Let's simulate how the Central Limit Theorem works in practice. We start with a population that has a uniform distribution, shown in the top left. This is clearly not a normal distribution - it's flat across all values. When we take samples of size 1, the sampling distribution looks exactly like the original population - still uniform, as shown in the top right. But as we increase our sample size to 5, something interesting happens. The distribution of sample means starts to take on a more bell-shaped appearance, becoming less flat and more peaked in the center. And when we reach a sample size of 30, the sampling distribution becomes very close to a normal distribution, with the classic bell shape. This simulation demonstrates the power of the Central Limit Theorem - regardless of the original population's shape, the sampling distribution of the mean approaches normality as the sample size increases.

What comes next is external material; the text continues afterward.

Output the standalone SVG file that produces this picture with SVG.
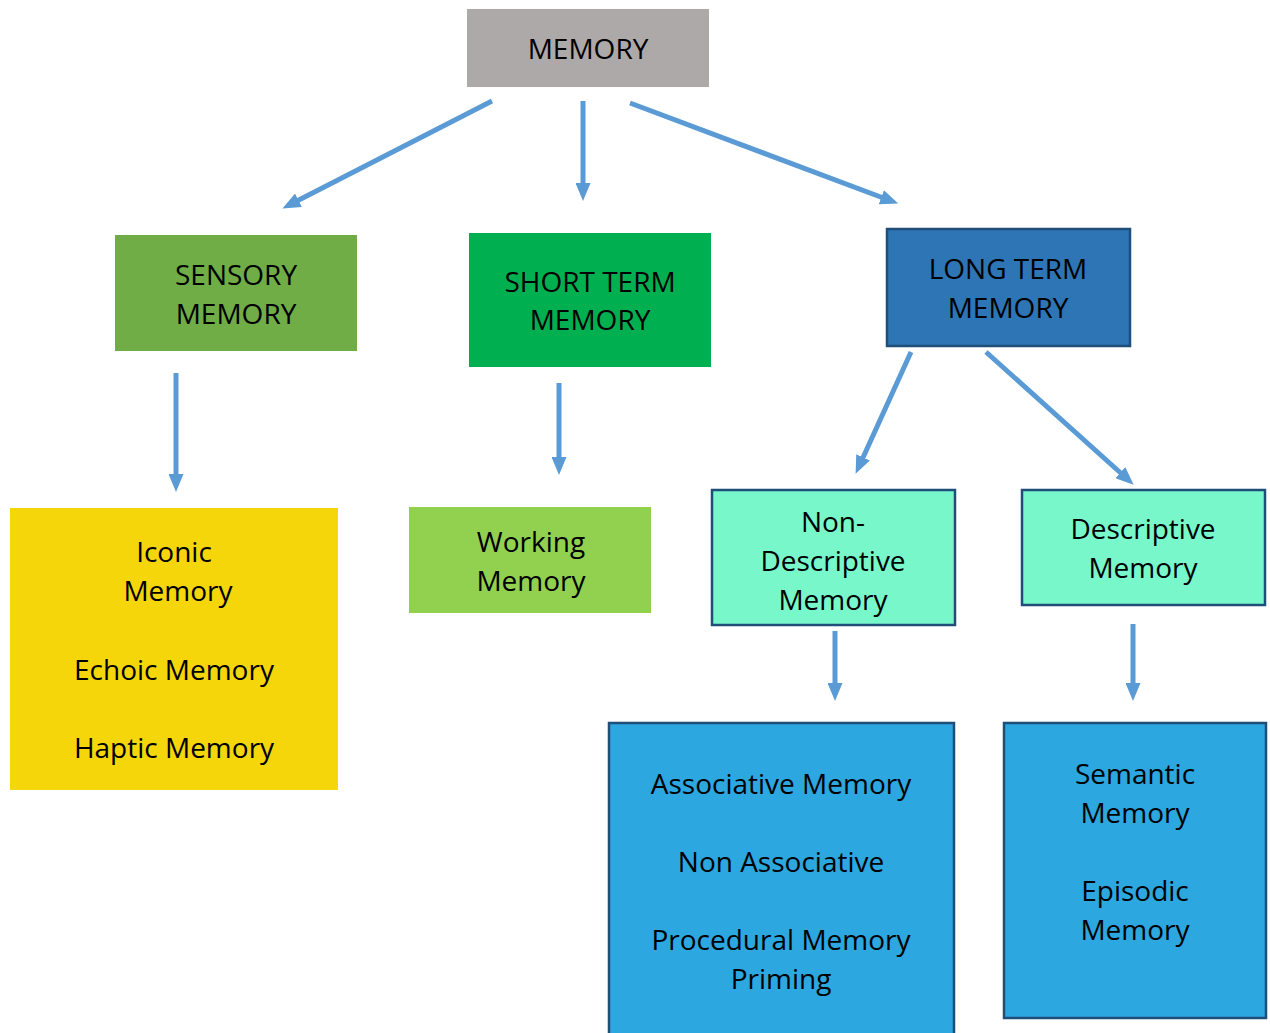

The Central Limit Theorem has numerous practical applications across many fields. In statistical inference, it enables us to construct confidence intervals around sample means, allowing us to estimate population parameters with known precision. The 95% confidence interval shown here is based on the normal distribution assumption justified by the CLT. The theorem also forms the foundation of hypothesis testing, where we make decisions about population parameters based on sample data. In quality control, manufacturers use the CLT to monitor production processes by taking small samples and analyzing their means, which follow a normal distribution. Control charts with upper and lower control limits help detect when a process goes out of statistical control. The CLT is also crucial in risk assessment for financial and insurance applications, where it helps model the distribution of aggregate risks. These applications demonstrate why the Central Limit Theorem is considered one of the most important concepts in statistics.
To summarize what we've learned about the Central Limit Theorem: First, the CLT states that the sampling distribution of the mean approaches a normal distribution as sample size increases. Second, this remarkable property holds true regardless of the shape of the original population distribution - whether it's uniform, skewed, or any other non-normal shape. Third, as the sample size increases, the standard error of the mean decreases according to the formula sigma divided by the square root of n, making our estimates more precise. Fourth, the CLT enables statistical inference through confidence intervals and hypothesis testing, allowing us to make reliable conclusions about populations based on samples. Finally, the theorem has wide-ranging applications in quality control, risk assessment, and many other fields of science and business. The Central Limit Theorem truly is one of the cornerstones of modern statistics and data analysis.